2) Perhaps the largest flaw in this year’s preview was not mentioning First Aid Kit in the bands to watch section. With harmonies that were sweeping without being kitschy and perfectly blended instrumentation, the Swedish ladies had complete control of the crowd (rarely do you hear people whispering at a festival). Their melodies are without match, and I feel fortunate to have finally gotten to see them.
3) Newport is the perfect atmosphere to strip down your set or showcase songs that were made for solo instrumentation. Patty Griffin played her first solo show in 10 years (as she claimed on stage) and The Tallest Man on Earth absolutely blew me away. I’ve been a fan of his music for years, but seeing him perform live, belting his songs and charging the audience with their power, was another thing entirely.
4) Playing a set consisting of both his solo material and songs from Bright Eyes, Conor Oberst did an excellent job of bringing out some top-notch guests. While Dawes backed him for a good number of songs, the ladies from First Aid Kit and Yim Yames, who sung and carried a Winnie the Pooh umbrella, also joined him for a few songs.
1) The weather! While the rain kept the days cool and the atmosphere a bit mysterious, it managed to put a damper on Jackson Browne’s set on Sunday Night. Overall, though, the falling drops somehow managed to miss the majority of the weekend, surprising given that forecasts had shown them falling throughout the day.
Best Rain Dance: While My Morning Jacket may not be my favorite band, there was something to be said about watching their magnetic live performance as a storm barreled towards the audience. Particularly during “Victory Dance”, the winds picked up, the clouds loomed closer, and the band seemed energized by the possibility of playing to a sea of soaking, dancing people.
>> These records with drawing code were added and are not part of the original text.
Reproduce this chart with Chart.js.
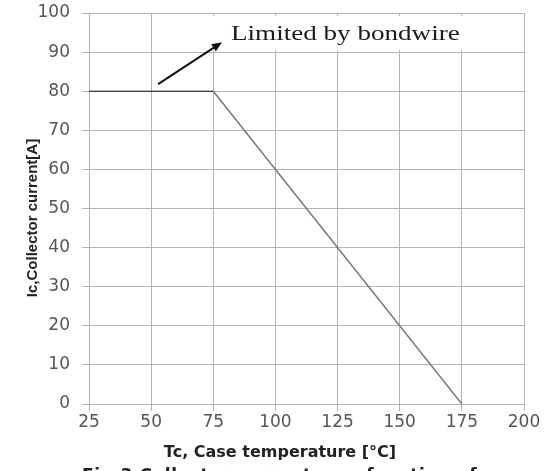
<!DOCTYPE html>
<html>
<head>
<meta charset="utf-8">
<script src="https://cdn.jsdelivr.net/npm/chart.js@4.4.1/dist/chart.umd.min.js"></script>
<style>
  html, body { margin: 0; padding: 0; background: #fff; }
  #wrap { width: 547px; height: 471px; }
</style>
</head>
<body>
<div id="wrap"><canvas id="icChart" width="547" height="471"></canvas></div>
<script>
// case temperature [°C] and collector current [A]
var tempC = [25, 75, 175];
var currentA = [80, 80, 0];

var xTicks = [25, 50, 75, 100, 125, 150, 175, 200];
var yTicks = [0, 10, 20, 30, 40, 50, 60, 70, 80, 90, 100];

// arrow tail / head, in axis units
var arrowFrom = [52.8, 81.8];
var arrowTo = [78.5, 92.5];
var noteText = "Limited by bondwire";
var xTitle = "Tc, Case temperature [\u00b0C]";
var yTitle = "Ic,Collector current[A]";
var captionText = "Fig.3 Collector current as a function of";

var gridColor = "#b4b4b4";
var tickColor = "#555";

var noteLayer = {
    id: "noteLayer",
    afterDatasetsDraw: function (chart) {
        var ctx = chart.ctx;
        var xs = chart.scales.x, ys = chart.scales.y;
        var x0 = xs.getPixelForValue(arrowFrom[0]), y0 = ys.getPixelForValue(arrowFrom[1]);
        var x1 = xs.getPixelForValue(arrowTo[0]), y1 = ys.getPixelForValue(arrowTo[1]);
        ctx.save();
        // white box behind the note hides the grid
        ctx.fillStyle = "#fff";
        ctx.fillRect(x1 - 12, chart.chartArea.top + 3, 262, 34);
        ctx.strokeStyle = "#111";
        ctx.fillStyle = "#111";
        ctx.lineWidth = 2;
        var ang = Math.atan2(y1 - y0, x1 - x0);
        var hl = 11;
        ctx.beginPath();
        ctx.moveTo(x0, y0);
        ctx.lineTo(x1 - Math.cos(ang) * hl * 0.8, y1 - Math.sin(ang) * hl * 0.8);
        ctx.stroke();
        ctx.beginPath();
        ctx.moveTo(x1, y1);
        ctx.lineTo(x1 - hl * Math.cos(ang - 0.4), y1 - hl * Math.sin(ang - 0.4));
        ctx.lineTo(x1 - hl * Math.cos(ang + 0.4), y1 - hl * Math.sin(ang + 0.4));
        ctx.closePath();
        ctx.fill();
        // note text, set wide
        ctx.save();
        ctx.translate(x1 + 9, y1 - 2);
        ctx.scale(1.29, 1);
        ctx.font = "21px 'Liberation Serif'";
        ctx.textBaseline = "alphabetic";
        ctx.textAlign = "left";
        ctx.fillStyle = "#1a1a1a";
        ctx.fillText(noteText, 0, 0);
        ctx.restore();
        // axis titles
        ctx.fillStyle = "#222";
        ctx.font = "bold 16px 'DejaVu Sans'";
        ctx.textAlign = "center";
        ctx.textBaseline = "middle";
        ctx.fillText(xTitle, 280, 453);
        ctx.save();
        ctx.translate(33, 218);
        ctx.rotate(-Math.PI / 2);
        ctx.font = "bold 15px 'Liberation Sans Narrow', 'Liberation Sans'";
        ctx.fillText(yTitle, 0, 0);
        ctx.restore();
        // figure caption, clipped by the bottom edge
        ctx.textAlign = "left";
        ctx.textBaseline = "alphabetic";
        ctx.font = "bold 17px 'DejaVu Sans'";
        ctx.letterSpacing = "0.6px";
        ctx.fillText(captionText, 82, 481);
        ctx.restore();
    }
};

var icChart = new Chart(document.getElementById("icChart"), {
    type: "line",
    data: {
        datasets: [{
            data: tempC.map(function (t, i) { return { x: t, y: currentA[i] }; }),
            borderWidth: 1.5,
            borderColor: "#777",
            segment: {
                borderColor: function (c) { return c.p0DataIndex === 0 ? "#111" : "#777"; },
                borderWidth: function (c) { return c.p0DataIndex === 0 ? 1 : 1.5; }
            },
            pointRadius: 0,
            tension: 0,
            fill: false
        }]
    },
    options: {
        responsive: false,
        animation: false,
        layout: { padding: { top: 13, right: 23, left: 0, bottom: 0 } },
        plugins: {
            legend: { display: false },
            tooltip: { enabled: false }
        },
        scales: {
            x: {
                type: "linear",
                min: 25,
                max: 200,
                afterBuildTicks: function (s) { s.ticks = xTicks.map(function (v) { return { value: v }; }); },
                afterFit: function (s) {
                    s.height = 67;
                    s.paddingLeft = 0;
                    s.paddingRight = 0;
                },
                grid: { color: gridColor, tickLength: 7 },
                border: { color: gridColor },
                ticks: {
                    color: tickColor,
                    padding: 1,
                    maxRotation: 0,
                    font: { family: "'DejaVu Sans'", size: 17 }
                }
            },
            y: {
                min: 0,
                max: 100,
                afterBuildTicks: function (s) { s.ticks = yTicks.map(function (v) { return { value: v }; }); },
                afterFit: function (s) {
                    s.width = 89;
                    s.paddingTop = 0;
                    s.paddingBottom = 0;
                },
                grid: { color: gridColor, tickLength: 7 },
                border: { color: gridColor },
                ticks: {
                    color: tickColor,
                    padding: 12,
                    font: { family: "'DejaVu Sans'", size: 17 }
                }
            }
        }
    },
    plugins: [noteLayer]
});
</script>
</body>
</html>
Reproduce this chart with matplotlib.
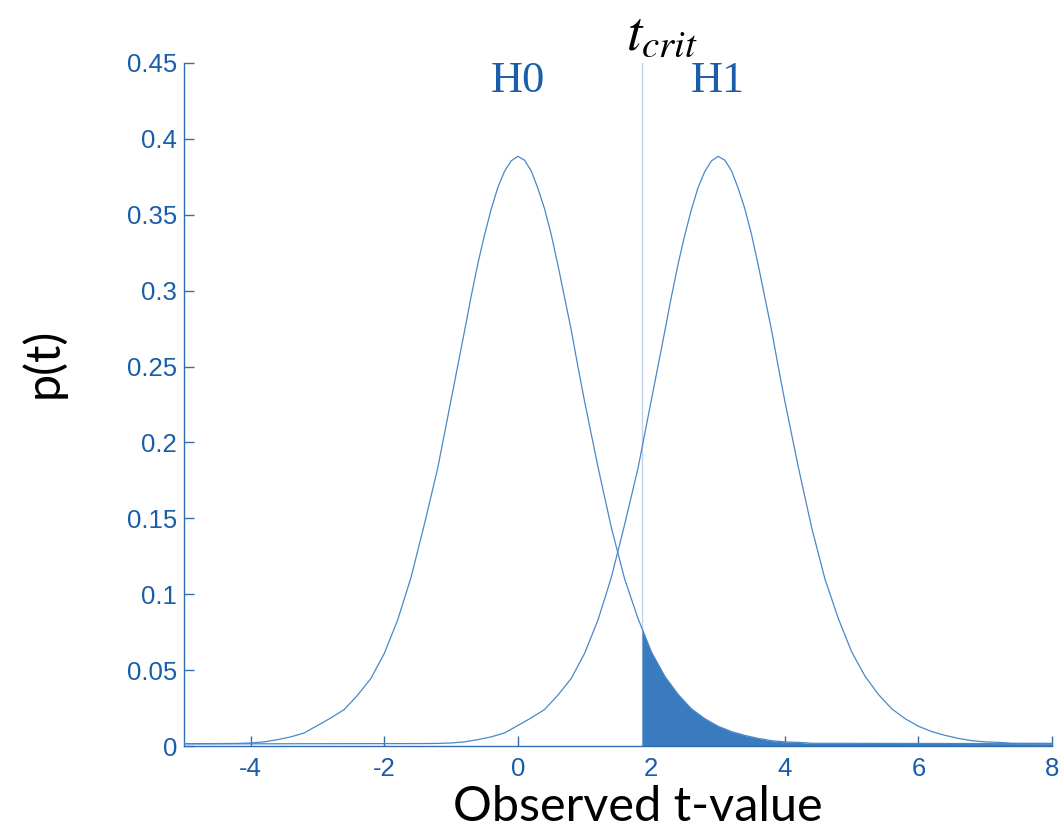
import numpy as np
import matplotlib
matplotlib.use("Agg")
import matplotlib.pyplot as plt

# Sampled null distribution of the t statistic (density per t-value)
t_grid = [-4.4, -4.2, -4.0, -3.8, -3.6, -3.4, -3.2, -3.0, -2.8, -2.6,
          -2.4, -2.2, -2.0, -1.8, -1.6, -1.4, -1.2,
          -1.0, -0.9, -0.8, -0.7, -0.6, -0.5, -0.4, -0.3, -0.2, -0.1,
          0.0, 0.1, 0.2, 0.3, 0.4, 0.5, 0.6, 0.7, 0.8, 0.9, 1.0,
          1.2, 1.4, 1.6, 1.8, 2.0, 2.2, 2.4, 2.6, 2.8, 3.0, 3.2, 3.4,
          3.6, 3.8, 4.0, 4.2, 4.4]
h0_density = [0.0016, 0.0017, 0.0020, 0.0027, 0.0042, 0.0060, 0.0086, 0.0135, 0.0185, 0.0240,
              0.0335, 0.0445, 0.0610, 0.0830, 0.1110, 0.1460, 0.1830,
              0.2280, 0.2505, 0.2730, 0.2960, 0.3175, 0.3365, 0.3535, 0.3680, 0.3785, 0.3855,
              0.3885, 0.3860, 0.3790, 0.3675, 0.3540, 0.3370, 0.3170, 0.2955, 0.2740, 0.2500, 0.2270,
              0.1840, 0.1440, 0.1100, 0.0840, 0.0620, 0.0460, 0.0340, 0.0245, 0.0180, 0.0130, 0.0095, 0.0070,
              0.0050, 0.0035, 0.0027, 0.0024, 0.0018]
tail_density = 0.0008
h1_shift = 3.0          # alternative hypothesis: same shape, shifted mean
t_crit = 1.86

x_min, x_max = -5, 8
y_min, y_max = 0, 0.45
x_ticks = [-4, -2, 0, 2, 4, 6, 8]
y_ticks = [0, 0.05, 0.1, 0.15, 0.2, 0.25, 0.3, 0.35, 0.4, 0.45]
y_tick_labels = ["0", "0.05", "0.1", "0.15", "0.2", "0.25", "0.3", "0.35", "0.4", "0.45"]

curve_color = "#4a87c9"
fill_color = "#3a7bbf"
axis_color = "#2f6db5"
text_blue = "#1a5dab"
crit_color = "#bcd3ec"

plt.rcParams["mathtext.fontset"] = "stix"

fig = plt.figure(figsize=(10.61, 8.30), dpi=100)
ax = fig.add_axes([0.1734, 0.1012, 0.8181, 0.8229])


def padded(xs, ys):
    xs = np.concatenate([[x_min - 10], xs, [x_max + 10]])
    ys = np.concatenate([[tail_density], ys, [tail_density]])
    return xs, ys


h0_x, h0_y = padded(np.array(t_grid), np.array(h0_density))
h1_x, h1_y = padded(np.array(t_grid) + h1_shift, np.array(h0_density))

# Rejection region under H0 beyond the critical value
fill_x = np.concatenate([[t_crit], h0_x[(h0_x > t_crit) & (h0_x < x_max)], [x_max]])
fill_y = np.interp(fill_x, h0_x, h0_y)
ax.fill_between(fill_x, 0, fill_y, color=fill_color, linewidth=0, zorder=2)

ax.plot(h0_x, h0_y, color=curve_color, lw=0.9, zorder=3)
ax.plot(h1_x, h1_y, color=curve_color, lw=0.9, zorder=3)

ax.axvline(t_crit, color=crit_color, lw=1.0, zorder=1)

ax.set_xlim(x_min, x_max)
ax.set_ylim(y_min, y_max)
ax.set_xticks(x_ticks)
ax.set_xticklabels([str(v) for v in x_ticks])
ax.set_yticks(y_ticks)
ax.set_yticklabels(y_tick_labels)

for side in ("top", "right"):
    ax.spines[side].set_visible(False)
for side in ("left", "bottom"):
    ax.spines[side].set_color(axis_color)
    ax.spines[side].set_linewidth(1.0)

ax.tick_params(axis="both", direction="in", length=7, width=1.0,
               color=axis_color, labelcolor=text_blue, labelsize=18.5)
ax.tick_params(axis="x", pad=8)
ax.tick_params(axis="y", pad=5)
for lab in ax.get_xticklabels() + ax.get_yticklabels():
    lab.set_family("Liberation Sans")

ax.text(0.0, 0.438, "H0", color=text_blue, fontsize=32, family="Liberation Serif",
        ha="center", va="center")
ax.text(3.0, 0.438, "H1", color=text_blue, fontsize=32, family="Liberation Serif",
        ha="center", va="center")

ax.text(t_crit + 0.3, 0.469, r"$t_{crit}$", color="black", fontsize=40,
        ha="center", va="center", clip_on=False)

fig.text(0.601, 0.011, "Observed t-value", fontsize=35, family="Lato",
         ha="center", va="baseline", color="black")
fig.text(0.0405, 0.5627, "p(t)", fontsize=35, family="Lato", rotation=90,
         ha="center", va="center", color="black")

fig.savefig("out.png", dpi=100)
Best Overall Sound: The sound at Newport is simply incredible. Whether it’s the type of music performed, the acoustics of the venue, or the quieter nature of the crowd, the songs were all crisp, mixed well, and sent to the audience at the perfect volume. Sharon Van Etten’s set, in particular, caught my attention. Of course, the fact that she’s an incredible performer certainly didn’t hurt.
Best Live Transition: While I love The Head and the Heart’s recorded material, the songs almost seem too guarded and sugary at times. When they perform, though, the gloves come off and the intensity comes out. Every song seemed to live and breathe, and the final performance of “Rivers and Roads” had the audience screaming at the top of their lungs, loving every minute and every lyric.
Best Music Designed for a Festival: After watching them perform live and seeing the audiences reaction, I’m relatively certain that Of Monsters and Men had festivals in mind when writing their songs. Filled with lots of Hey!s, Ho!s and sing-a-long worthy choruses, I probably heard more cohesive participation from the audience than I had all weekend. Granted, their songs are solid and would probably warrant some audience love without being easy to follow.